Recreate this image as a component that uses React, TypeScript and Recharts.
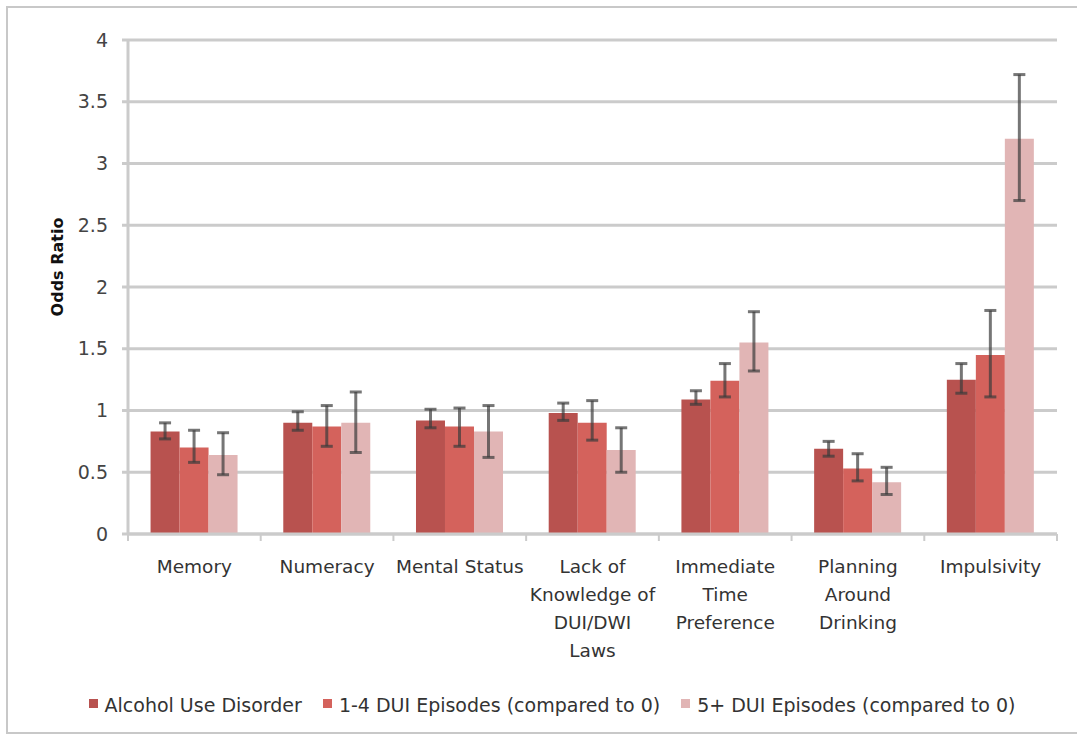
══════════════════════════════
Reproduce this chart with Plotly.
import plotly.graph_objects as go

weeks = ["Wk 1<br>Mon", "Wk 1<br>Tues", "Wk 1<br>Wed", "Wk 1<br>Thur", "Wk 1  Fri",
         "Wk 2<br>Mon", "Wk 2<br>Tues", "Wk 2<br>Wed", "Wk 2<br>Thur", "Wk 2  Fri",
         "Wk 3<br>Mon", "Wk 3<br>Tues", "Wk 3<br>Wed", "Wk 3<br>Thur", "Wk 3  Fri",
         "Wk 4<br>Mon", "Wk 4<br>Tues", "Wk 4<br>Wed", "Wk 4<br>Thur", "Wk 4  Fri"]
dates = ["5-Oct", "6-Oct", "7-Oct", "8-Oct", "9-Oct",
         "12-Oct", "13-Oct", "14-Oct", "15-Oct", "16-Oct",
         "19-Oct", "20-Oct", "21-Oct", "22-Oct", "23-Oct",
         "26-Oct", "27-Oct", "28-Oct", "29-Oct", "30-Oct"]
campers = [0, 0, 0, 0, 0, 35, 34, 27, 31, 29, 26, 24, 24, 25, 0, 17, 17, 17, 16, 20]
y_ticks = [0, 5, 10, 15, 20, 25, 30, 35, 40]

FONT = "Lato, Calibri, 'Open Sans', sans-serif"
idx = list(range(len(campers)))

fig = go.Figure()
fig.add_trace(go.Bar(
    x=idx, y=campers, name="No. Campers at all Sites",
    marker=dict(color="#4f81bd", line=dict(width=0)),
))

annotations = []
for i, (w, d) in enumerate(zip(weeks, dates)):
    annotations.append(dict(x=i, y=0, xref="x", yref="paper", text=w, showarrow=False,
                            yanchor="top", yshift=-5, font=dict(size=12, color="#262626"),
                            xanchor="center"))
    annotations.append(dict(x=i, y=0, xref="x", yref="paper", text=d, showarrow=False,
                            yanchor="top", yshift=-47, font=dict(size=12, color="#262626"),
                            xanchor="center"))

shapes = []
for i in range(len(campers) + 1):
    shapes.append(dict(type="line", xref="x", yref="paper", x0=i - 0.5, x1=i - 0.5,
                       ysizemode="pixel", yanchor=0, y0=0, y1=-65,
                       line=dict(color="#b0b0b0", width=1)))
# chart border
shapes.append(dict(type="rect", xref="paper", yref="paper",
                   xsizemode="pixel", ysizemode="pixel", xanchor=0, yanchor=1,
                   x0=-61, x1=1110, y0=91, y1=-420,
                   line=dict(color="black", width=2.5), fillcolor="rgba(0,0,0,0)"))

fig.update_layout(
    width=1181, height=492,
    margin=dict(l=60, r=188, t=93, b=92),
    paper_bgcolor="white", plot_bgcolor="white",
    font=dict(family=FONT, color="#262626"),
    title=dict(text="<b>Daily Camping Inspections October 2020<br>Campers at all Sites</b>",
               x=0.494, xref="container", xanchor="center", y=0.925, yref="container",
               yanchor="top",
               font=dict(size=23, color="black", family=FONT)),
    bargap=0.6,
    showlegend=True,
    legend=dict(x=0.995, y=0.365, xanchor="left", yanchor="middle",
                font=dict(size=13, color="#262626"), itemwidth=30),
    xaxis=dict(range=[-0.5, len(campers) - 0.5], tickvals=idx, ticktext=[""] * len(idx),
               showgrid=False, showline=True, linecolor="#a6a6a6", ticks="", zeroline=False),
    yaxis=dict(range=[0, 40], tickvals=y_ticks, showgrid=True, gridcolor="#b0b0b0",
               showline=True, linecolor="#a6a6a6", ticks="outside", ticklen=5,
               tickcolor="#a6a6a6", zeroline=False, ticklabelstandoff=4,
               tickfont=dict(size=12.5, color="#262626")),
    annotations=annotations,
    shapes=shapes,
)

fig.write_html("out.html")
══════════════════════════════
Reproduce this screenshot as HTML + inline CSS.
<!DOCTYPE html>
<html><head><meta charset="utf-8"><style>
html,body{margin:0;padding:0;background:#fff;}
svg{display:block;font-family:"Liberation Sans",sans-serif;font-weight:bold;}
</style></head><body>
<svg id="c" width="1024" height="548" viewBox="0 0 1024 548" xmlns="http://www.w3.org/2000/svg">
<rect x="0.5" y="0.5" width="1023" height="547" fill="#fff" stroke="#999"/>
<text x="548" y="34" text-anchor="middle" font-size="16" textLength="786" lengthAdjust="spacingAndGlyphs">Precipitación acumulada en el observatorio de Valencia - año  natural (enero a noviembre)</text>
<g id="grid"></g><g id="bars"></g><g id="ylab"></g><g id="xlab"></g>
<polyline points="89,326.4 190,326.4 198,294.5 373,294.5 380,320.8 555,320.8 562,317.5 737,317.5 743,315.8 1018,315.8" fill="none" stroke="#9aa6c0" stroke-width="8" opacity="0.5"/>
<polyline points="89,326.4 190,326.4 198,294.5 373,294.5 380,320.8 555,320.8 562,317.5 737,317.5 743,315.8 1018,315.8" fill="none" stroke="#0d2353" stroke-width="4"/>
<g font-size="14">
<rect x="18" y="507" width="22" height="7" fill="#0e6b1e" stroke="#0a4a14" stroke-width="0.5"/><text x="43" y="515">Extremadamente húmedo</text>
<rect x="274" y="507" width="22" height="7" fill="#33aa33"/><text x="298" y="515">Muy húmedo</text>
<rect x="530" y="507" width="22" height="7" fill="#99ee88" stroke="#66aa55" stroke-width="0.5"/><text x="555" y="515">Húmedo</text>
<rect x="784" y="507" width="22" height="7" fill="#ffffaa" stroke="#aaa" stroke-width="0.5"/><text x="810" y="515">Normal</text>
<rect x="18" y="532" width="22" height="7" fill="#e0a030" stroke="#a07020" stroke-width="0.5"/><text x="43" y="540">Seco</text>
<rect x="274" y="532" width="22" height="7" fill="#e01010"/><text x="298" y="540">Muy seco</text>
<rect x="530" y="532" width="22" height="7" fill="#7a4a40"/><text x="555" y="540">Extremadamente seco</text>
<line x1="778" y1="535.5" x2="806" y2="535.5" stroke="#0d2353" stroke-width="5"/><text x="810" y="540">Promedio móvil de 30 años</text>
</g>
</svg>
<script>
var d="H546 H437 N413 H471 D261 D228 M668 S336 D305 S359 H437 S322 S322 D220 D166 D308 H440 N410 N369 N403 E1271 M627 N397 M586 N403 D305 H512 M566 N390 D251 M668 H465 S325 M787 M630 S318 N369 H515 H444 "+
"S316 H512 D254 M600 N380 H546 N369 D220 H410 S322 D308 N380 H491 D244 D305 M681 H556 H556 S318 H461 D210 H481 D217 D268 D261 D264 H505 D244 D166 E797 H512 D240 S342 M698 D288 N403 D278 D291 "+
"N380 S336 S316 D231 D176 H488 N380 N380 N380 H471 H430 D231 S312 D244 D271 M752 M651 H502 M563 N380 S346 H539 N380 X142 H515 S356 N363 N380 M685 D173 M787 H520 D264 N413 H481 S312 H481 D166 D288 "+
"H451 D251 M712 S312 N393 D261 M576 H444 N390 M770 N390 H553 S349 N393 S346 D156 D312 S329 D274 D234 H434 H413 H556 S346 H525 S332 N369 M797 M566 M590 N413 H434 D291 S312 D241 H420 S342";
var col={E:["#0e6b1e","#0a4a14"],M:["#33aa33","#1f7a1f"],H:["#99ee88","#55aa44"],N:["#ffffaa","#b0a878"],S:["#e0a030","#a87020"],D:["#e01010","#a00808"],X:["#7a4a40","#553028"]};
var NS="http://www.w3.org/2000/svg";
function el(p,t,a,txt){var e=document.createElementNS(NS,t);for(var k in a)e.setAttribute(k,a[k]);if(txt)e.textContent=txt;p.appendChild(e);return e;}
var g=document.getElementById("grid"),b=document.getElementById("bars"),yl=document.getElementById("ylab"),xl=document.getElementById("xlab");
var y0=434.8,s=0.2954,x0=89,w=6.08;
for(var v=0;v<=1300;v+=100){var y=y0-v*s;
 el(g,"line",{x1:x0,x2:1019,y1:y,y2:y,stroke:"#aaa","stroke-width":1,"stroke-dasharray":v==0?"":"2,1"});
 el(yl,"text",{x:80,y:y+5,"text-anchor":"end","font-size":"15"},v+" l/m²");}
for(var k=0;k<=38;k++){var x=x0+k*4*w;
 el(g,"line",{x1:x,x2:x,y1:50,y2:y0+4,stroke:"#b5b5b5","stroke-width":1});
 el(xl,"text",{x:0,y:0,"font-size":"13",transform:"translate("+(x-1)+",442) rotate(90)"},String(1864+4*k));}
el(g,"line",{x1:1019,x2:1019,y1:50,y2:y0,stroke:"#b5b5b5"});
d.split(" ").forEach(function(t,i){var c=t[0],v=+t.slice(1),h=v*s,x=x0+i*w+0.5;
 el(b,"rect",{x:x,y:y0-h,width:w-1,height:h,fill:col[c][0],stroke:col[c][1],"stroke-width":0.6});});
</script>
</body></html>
══════════════════════════════
> **Aim**
Pick out all lines from the data above in which the word "Reproduce" appears.

> **Complete output**
Reproduce this chart with Plotly.
Reproduce this screenshot as HTML + inline CSS.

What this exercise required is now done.